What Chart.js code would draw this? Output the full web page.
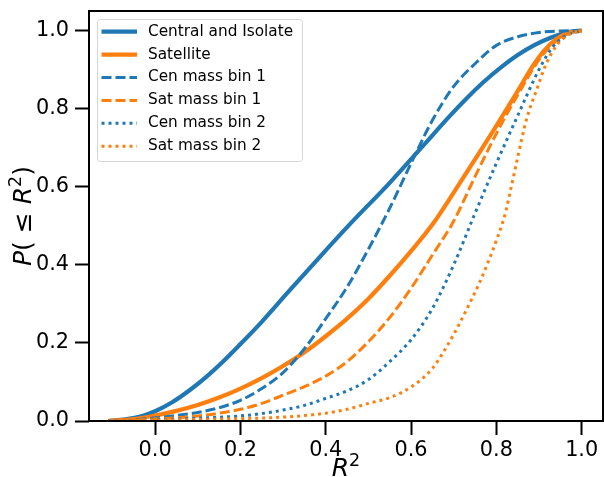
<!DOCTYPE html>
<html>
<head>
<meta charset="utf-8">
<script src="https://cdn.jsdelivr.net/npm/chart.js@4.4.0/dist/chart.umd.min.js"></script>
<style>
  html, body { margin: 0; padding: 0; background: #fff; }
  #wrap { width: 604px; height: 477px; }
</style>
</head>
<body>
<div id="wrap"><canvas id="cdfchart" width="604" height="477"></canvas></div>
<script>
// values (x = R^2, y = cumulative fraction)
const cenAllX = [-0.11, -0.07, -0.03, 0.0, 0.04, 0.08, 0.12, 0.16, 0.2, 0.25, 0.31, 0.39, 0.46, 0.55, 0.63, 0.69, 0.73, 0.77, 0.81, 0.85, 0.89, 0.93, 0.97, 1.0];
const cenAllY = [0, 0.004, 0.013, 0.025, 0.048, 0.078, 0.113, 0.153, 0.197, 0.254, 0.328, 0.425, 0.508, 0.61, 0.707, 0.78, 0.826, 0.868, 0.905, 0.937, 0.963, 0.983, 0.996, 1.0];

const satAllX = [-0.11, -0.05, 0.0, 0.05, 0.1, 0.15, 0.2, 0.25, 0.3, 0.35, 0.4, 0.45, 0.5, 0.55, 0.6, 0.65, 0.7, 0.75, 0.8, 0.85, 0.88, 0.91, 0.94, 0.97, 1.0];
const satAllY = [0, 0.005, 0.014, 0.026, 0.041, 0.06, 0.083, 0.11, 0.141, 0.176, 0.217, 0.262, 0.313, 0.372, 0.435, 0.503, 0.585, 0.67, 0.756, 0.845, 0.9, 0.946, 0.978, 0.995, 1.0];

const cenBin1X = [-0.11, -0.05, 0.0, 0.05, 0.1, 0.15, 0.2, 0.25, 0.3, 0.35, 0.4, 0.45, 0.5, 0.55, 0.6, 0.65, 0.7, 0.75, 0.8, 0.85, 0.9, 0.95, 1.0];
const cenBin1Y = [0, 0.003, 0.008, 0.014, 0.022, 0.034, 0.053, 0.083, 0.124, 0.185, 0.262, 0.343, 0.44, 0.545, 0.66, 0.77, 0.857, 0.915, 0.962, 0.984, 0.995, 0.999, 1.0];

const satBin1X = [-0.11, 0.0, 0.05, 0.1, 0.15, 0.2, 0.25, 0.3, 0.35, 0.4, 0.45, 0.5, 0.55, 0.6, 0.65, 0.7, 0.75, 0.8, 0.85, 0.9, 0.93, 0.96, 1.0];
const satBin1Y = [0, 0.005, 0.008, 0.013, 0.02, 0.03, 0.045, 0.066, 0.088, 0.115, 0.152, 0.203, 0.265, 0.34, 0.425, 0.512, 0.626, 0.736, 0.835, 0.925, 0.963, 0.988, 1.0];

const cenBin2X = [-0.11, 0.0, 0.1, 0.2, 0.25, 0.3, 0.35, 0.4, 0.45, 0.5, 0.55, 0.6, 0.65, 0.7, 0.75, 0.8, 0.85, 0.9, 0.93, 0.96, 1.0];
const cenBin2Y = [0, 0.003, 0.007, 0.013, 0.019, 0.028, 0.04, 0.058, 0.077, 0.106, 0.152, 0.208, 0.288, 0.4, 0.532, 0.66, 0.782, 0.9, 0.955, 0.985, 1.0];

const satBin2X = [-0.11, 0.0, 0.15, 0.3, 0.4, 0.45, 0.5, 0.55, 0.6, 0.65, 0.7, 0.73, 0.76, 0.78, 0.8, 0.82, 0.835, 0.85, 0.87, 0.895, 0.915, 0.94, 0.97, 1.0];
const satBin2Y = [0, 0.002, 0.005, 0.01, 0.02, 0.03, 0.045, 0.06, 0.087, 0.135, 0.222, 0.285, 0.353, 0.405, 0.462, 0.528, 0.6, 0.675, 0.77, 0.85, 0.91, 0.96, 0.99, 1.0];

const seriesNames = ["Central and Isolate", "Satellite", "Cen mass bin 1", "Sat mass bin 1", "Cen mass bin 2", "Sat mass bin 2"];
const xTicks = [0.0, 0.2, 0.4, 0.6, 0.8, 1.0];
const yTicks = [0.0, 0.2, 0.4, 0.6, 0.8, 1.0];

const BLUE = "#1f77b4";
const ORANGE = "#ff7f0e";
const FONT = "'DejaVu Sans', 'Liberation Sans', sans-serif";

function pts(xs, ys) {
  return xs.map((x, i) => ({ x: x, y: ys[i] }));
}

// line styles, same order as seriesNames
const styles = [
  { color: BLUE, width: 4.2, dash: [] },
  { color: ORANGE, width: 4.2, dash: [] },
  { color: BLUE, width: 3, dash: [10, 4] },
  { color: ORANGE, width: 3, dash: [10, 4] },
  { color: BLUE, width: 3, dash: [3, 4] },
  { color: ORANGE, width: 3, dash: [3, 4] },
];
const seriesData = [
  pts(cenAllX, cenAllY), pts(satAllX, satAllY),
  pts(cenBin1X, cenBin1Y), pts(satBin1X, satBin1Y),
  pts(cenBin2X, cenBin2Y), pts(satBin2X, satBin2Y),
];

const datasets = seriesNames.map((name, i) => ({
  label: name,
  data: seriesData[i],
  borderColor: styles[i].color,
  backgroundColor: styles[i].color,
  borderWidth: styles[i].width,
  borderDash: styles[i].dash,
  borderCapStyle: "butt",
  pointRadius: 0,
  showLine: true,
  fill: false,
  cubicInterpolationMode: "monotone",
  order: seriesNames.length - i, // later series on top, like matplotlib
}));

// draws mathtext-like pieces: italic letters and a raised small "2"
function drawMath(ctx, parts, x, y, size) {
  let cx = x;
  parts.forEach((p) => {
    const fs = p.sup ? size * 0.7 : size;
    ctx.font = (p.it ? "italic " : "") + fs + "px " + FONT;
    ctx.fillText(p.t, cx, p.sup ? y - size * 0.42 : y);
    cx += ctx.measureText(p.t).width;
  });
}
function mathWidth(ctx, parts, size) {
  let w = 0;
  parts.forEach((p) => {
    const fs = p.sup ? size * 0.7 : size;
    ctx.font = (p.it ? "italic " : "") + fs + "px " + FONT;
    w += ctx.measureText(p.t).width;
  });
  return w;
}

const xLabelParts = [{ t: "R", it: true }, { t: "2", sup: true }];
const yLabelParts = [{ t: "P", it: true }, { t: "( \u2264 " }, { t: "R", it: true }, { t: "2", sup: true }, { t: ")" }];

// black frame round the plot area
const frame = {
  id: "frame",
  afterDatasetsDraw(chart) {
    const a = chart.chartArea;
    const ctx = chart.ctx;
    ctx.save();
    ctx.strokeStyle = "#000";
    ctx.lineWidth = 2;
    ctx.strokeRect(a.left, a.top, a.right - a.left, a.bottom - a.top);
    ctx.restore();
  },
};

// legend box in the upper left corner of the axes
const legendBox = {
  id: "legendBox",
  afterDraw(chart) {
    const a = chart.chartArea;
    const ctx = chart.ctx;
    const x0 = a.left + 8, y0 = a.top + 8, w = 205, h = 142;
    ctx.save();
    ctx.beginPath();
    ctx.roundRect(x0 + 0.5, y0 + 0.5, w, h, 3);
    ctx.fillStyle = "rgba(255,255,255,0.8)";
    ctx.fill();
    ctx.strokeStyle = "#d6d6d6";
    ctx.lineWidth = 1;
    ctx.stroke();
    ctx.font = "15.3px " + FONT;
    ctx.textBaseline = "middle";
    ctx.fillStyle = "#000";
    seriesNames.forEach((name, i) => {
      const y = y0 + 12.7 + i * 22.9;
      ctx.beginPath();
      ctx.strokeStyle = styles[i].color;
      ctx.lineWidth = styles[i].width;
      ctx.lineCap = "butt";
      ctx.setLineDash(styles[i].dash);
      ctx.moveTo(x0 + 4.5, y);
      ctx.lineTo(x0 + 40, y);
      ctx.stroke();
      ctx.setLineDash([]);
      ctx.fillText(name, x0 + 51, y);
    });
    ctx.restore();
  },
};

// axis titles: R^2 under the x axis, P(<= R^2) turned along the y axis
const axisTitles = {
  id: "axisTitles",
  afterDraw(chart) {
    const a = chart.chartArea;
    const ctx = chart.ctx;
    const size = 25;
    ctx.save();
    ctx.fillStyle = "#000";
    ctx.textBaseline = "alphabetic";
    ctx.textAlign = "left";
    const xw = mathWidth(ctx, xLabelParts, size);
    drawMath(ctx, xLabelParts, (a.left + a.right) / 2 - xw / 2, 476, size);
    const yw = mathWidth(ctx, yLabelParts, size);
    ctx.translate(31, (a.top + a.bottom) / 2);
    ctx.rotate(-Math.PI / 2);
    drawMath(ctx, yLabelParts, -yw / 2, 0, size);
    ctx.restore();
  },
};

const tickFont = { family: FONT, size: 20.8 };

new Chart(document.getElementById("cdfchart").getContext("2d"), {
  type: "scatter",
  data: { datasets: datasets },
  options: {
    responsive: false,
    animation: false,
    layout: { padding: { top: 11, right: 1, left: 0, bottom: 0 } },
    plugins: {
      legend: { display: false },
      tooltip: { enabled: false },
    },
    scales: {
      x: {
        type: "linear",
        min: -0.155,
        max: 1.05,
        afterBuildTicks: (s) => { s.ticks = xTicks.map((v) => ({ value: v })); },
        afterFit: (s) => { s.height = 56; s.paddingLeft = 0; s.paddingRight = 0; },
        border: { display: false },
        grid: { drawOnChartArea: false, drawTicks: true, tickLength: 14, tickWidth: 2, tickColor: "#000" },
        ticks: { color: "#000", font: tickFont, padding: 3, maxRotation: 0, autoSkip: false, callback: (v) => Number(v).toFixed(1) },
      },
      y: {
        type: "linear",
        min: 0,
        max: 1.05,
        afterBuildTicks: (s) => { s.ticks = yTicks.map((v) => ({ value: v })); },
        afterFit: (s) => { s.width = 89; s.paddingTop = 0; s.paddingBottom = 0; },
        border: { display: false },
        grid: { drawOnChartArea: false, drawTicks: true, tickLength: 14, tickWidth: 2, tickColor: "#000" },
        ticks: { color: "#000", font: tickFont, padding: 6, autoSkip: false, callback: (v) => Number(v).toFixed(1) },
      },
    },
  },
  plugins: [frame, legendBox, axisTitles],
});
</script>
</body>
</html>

Task goal =
Repeat the lines exactly as they stand, from the opening line of the data through the line with "0.983, 0.996, 1.0];". Pictures stay out of the copy.

Response to this task =
What Chart.js code would draw this? Output the full web page.
<!DOCTYPE html>
<html>
<head>
<meta charset="utf-8">
<script src="https://cdn.jsdelivr.net/npm/chart.js@4.4.0/dist/chart.umd.min.js"></script>
<style>
  html, body { margin: 0; padding: 0; background: #fff; }
  #wrap { width: 604px; height: 477px; }
</style>
</head>
<body>
<div id="wrap"><canvas id="cdfchart" width="604" height="477"></canvas></div>
<script>
// values (x = R^2, y = cumulative fraction)
const cenAllX = [-0.11, -0.07, -0.03, 0.0, 0.04, 0.08, 0.12, 0.16, 0.2, 0.25, 0.31, 0.39, 0.46, 0.55, 0.63, 0.69, 0.73, 0.77, 0.81, 0.85, 0.89, 0.93, 0.97, 1.0];
const cenAllY = [0, 0.004, 0.013, 0.025, 0.048, 0.078, 0.113, 0.153, 0.197, 0.254, 0.328, 0.425, 0.508, 0.61, 0.707, 0.78, 0.826, 0.868, 0.905, 0.937, 0.963, 0.983, 0.996, 1.0];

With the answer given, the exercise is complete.